If the file uses a different character as a field separator, click the ellipses button to select another character as a delimiter.

Text qualifier

The character used to surround text values in a delimited file.

For example, this record uses double quotes (") as a text qualifier.

"7200 13TH ST"|"MIAMI"|"FL"|"33144"

The characters available to define as text qualifiers are:

  • Single quote (')
  • Double quote (")

If the file uses a different text qualifier, click the ellipses button to select another character as a text qualifier.

Record separator

Specifies the character used to separate records in line a sequential or delimited file. This field is not available if you check the Use default EOL check box.

The record separator settings available are:

Unix (U+000A)
A line feed character separates the records. This is the standard record separator for Unix systems.
Macintosh (U+000D)
A carriage return character separates the records. This is the standard record separator for Macintosh systems.
Windows (U+000D U+000A)
A carriage return followed by a line feed separates the records. This is the standard record separator for Windows systems.

If your file uses a different record separator, click the ellipses button to select another character as a record separator.

Use default EOL

Specifies that the file's record separator is the default end of line (EOL) character used on the operating system on which the Spectrum™ Technology Platform server is running.

Do not select this option if the file uses an EOL character that is different from the default EOL character used on the server's operating system. For example, if the file uses a Windows EOL but the server is running on Linux, do not check this option. Instead, select the Windows option in the Record separator field.

First row is header record

Specifies whether the first record in a delimited file contains header information and not data.

For example, this file snippet shows a header row in the first record.

"AddressLine1"|"City"|"StateProvince"|"PostalCode"
"7200 13TH ST"|"MIAMI"|"FL"|"33144"
"One Global View"|"Troy"|"NY"|12180
Output

Specifies the path to the output file on the Spectrum™ Technology Platform server. Click the ellipses button (...) to go to the output directory and file name you want.

Attention: If the Spectrum™ Technology Platform server is running on Unix or Linux, remember that file names and paths on these platforms are case sensitive.
Overwrite Indicates that the output file must overwrite if a file exists with the same name as specified in the Output field.
Concatenate Indicates that all Spark part files must be concatenated into a single output file in the specified Output location.
Preview Once the input file is selected in the File name field, the Preview grid displays the first 100 records of the existing output file.

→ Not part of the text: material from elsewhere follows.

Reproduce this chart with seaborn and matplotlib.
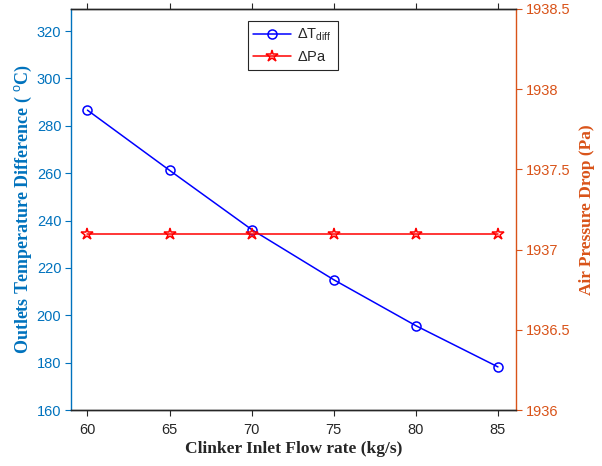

To correctly display all the separate column values, click Regenerate on the Fields tab.

Fields Tab

The Fields tab defines the names, types, and positions of fields in the file. For more information, see:

Sort Tab

The Sort tab defines fields by which to sort the input records before they are sent into the dataflow. For more information, see Sorting Records.

Configuration Tab

To specify additional properties to run the required job, use this tab to define as many property-value pairs as required. You can add the required properties directly in the grid one at a time.

Alternatively, to import properties from a file, click Import. Go to the location of respective property file and select the file of XML format. The properties contained in the imported file are copied into the grid. The property file must be in XML format and must follow the syntax:
<configuration>
    <property>
        <name>key</name>
        <value>some_value</value>
        <description>A brief description of the 
            purpose of the property key.</description>
    </property>
</configuration>
Note:
  1. If the same property is defined here and in Management Console, the values defined here override the ones defined in Management Console.
  2. If the same property exists both in the grid and also in the imported property file, then the value imported from the file overwrites the value existing in the grid for the same property.
  3. You can import multiple property files one after the other, if required. The properties included in each imported file are added in the grid.
  4. Ensure the property file is present on the Spectrum™ Technology Platform server itself.
  5. The <description> tag is optional for each property key in a configuration property file.
  6. Reference data needs to be placed local to data nodes to run the relevant jobs. This property is available only for jobs that use reference data, such as Advanced Transformer, Validate Address Global, and Validate Address. The property is: pb.bdq.reference.data.location.

Runtime Tab

Field Name Description

File name

Displays the file name selected in the first tab.

Starting record

If you want to skip records at the beginning of the file when reading records into the dataflow, specify the first record you want to read. For example, if you want to skip the first 50 records, in a file, specify 51. The 51st record will be the first record read into the dataflow.

All records

Select this option if you want to read all records starting from the record specified in the Starting record field to the end of the file.

Max records

Select this option if you want to only read in a certain number of records starting from the record specified in the Starting record field. For example, if you want to read the first 100 records, select this option and enter 100.